* BEGIN *

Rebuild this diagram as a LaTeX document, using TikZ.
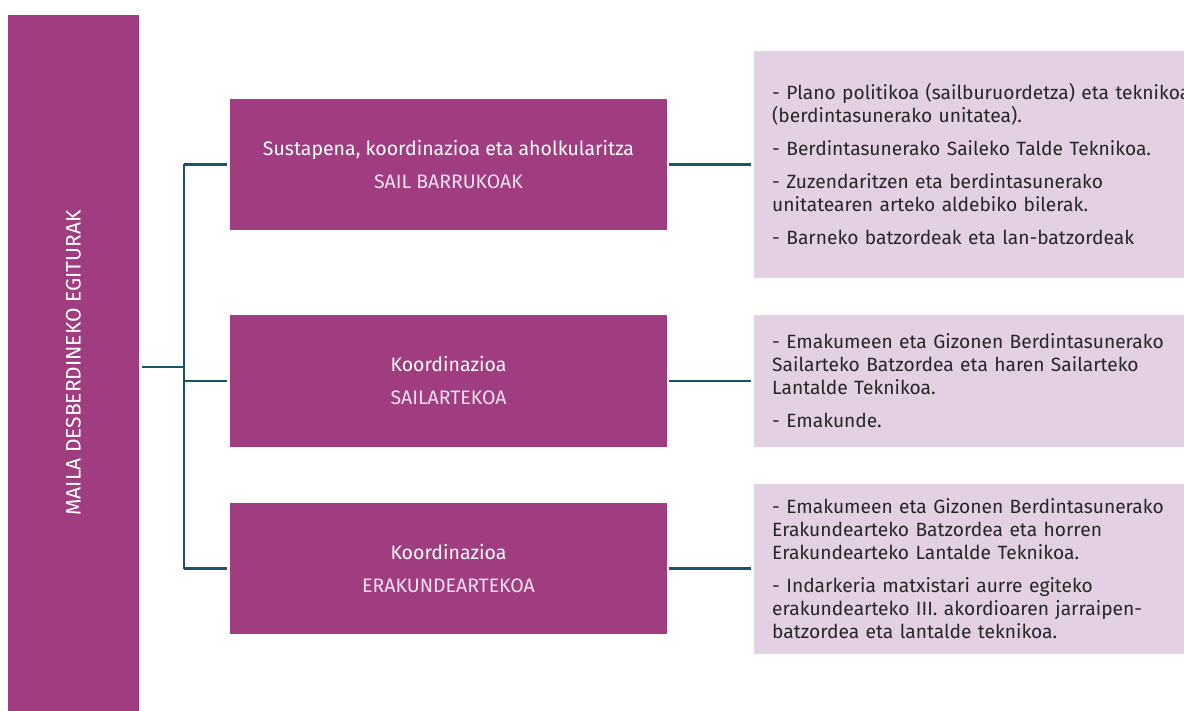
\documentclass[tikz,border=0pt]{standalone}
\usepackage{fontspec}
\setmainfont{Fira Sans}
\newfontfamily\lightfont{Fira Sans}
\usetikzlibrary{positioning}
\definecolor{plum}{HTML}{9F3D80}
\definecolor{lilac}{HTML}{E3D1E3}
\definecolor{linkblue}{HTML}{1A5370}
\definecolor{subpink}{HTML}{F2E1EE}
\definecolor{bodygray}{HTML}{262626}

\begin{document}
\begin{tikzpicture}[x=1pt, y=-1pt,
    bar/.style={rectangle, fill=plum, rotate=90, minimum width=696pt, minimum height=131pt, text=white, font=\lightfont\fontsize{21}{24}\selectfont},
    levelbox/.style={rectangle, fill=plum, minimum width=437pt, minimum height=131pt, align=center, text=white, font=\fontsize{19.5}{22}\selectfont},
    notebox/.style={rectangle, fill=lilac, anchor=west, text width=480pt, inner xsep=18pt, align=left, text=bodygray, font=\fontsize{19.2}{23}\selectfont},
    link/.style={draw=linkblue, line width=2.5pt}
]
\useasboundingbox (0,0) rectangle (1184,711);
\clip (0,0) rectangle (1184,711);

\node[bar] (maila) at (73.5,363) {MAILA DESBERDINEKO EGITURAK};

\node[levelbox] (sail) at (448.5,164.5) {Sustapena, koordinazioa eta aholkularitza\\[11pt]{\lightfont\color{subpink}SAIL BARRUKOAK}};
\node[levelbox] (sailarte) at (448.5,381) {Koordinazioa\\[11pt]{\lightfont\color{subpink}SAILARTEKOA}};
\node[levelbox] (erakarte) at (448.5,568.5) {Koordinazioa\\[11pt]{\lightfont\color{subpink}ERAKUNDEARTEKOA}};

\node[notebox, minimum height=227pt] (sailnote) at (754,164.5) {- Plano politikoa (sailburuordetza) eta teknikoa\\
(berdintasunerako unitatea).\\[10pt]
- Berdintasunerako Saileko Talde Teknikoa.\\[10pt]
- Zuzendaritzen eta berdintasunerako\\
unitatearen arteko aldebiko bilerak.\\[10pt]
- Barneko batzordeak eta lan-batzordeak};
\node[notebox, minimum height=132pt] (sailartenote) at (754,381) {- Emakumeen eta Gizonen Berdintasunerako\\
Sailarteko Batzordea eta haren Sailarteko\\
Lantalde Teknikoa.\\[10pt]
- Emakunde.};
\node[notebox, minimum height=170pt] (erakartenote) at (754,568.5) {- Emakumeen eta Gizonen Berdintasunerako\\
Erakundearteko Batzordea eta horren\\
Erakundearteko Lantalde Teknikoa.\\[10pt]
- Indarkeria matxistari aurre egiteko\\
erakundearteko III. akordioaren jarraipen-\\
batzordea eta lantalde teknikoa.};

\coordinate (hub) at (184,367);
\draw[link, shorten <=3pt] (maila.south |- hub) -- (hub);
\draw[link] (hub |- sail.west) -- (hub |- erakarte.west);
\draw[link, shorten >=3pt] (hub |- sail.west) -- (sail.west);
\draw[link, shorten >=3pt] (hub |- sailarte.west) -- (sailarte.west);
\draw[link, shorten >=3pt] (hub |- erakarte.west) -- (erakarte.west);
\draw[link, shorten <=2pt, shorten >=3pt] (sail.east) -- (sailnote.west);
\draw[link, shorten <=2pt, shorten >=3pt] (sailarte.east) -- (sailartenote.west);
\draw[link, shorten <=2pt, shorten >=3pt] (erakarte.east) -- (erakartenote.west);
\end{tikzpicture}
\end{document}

* END *

• Aim of the task: Every line above should be returned word for word, with the pictures left behind.

• Answer for the task:
Rebuild this diagram as a LaTeX document, using TikZ.
\documentclass[tikz,border=0pt]{standalone}
\usepackage{fontspec}
\setmainfont{Fira Sans}
\newfontfamily\lightfont{Fira Sans}
\usetikzlibrary{positioning}
\definecolor{plum}{HTML}{9F3D80}
\definecolor{lilac}{HTML}{E3D1E3}
\definecolor{linkblue}{HTML}{1A5370}
\definecolor{subpink}{HTML}{F2E1EE}
\definecolor{bodygray}{HTML}{262626}

\begin{document}
\begin{tikzpicture}[x=1pt, y=-1pt,
    bar/.style={rectangle, fill=plum, rotate=90, minimum width=696pt, minimum height=131pt, text=white, font=\lightfont\fontsize{21}{24}\selectfont},
    levelbox/.style={rectangle, fill=plum, minimum width=437pt, minimum height=131pt, align=center, text=white, font=\fontsize{19.5}{22}\selectfont},
    notebox/.style={rectangle, fill=lilac, anchor=west, text width=480pt, inner xsep=18pt, align=left, text=bodygray, font=\fontsize{19.2}{23}\selectfont},
    link/.style={draw=linkblue, line width=2.5pt}
]
\useasboundingbox (0,0) rectangle (1184,711);
\clip (0,0) rectangle (1184,711);

\node[bar] (maila) at (73.5,363) {MAILA DESBERDINEKO EGITURAK};

\node[levelbox] (sail) at (448.5,164.5) {Sustapena, koordinazioa eta aholkularitza\\[11pt]{\lightfont\color{subpink}SAIL BARRUKOAK}};
\node[levelbox] (sailarte) at (448.5,381) {Koordinazioa\\[11pt]{\lightfont\color{subpink}SAILARTEKOA}};
\node[levelbox] (erakarte) at (448.5,568.5) {Koordinazioa\\[11pt]{\lightfont\color{subpink}ERAKUNDEARTEKOA}};

\node[notebox, minimum height=227pt] (sailnote) at (754,164.5) {- Plano politikoa (sailburuordetza) eta teknikoa\\
(berdintasunerako unitatea).\\[10pt]
- Berdintasunerako Saileko Talde Teknikoa.\\[10pt]
- Zuzendaritzen eta berdintasunerako\\
unitatearen arteko aldebiko bilerak.\\[10pt]
- Barneko batzordeak eta lan-batzordeak};
\node[notebox, minimum height=132pt] (sailartenote) at (754,381) {- Emakumeen eta Gizonen Berdintasunerako\\
Sailarteko Batzordea eta haren Sailarteko\\
Lantalde Teknikoa.\\[10pt]
- Emakunde.};
\node[notebox, minimum height=170pt] (erakartenote) at (754,568.5) {- Emakumeen eta Gizonen Berdintasunerako\\
Erakundearteko Batzordea eta horren\\
Erakundearteko Lantalde Teknikoa.\\[10pt]
- Indarkeria matxistari aurre egiteko\\
erakundearteko III. akordioaren jarraipen-\\
batzordea eta lantalde teknikoa.};

\coordinate (hub) at (184,367);
\draw[link, shorten <=3pt] (maila.south |- hub) -- (hub);
\draw[link] (hub |- sail.west) -- (hub |- erakarte.west);
\draw[link, shorten >=3pt] (hub |- sail.west) -- (sail.west);
\draw[link, shorten >=3pt] (hub |- sailarte.west) -- (sailarte.west);
\draw[link, shorten >=3pt] (hub |- erakarte.west) -- (erakarte.west);
\draw[link, shorten <=2pt, shorten >=3pt] (sail.east) -- (sailnote.west);
\draw[link, shorten <=2pt, shorten >=3pt] (sailarte.east) -- (sailartenote.west);
\draw[link, shorten <=2pt, shorten >=3pt] (erakarte.east) -- (erakartenote.west);
\end{tikzpicture}
\end{document}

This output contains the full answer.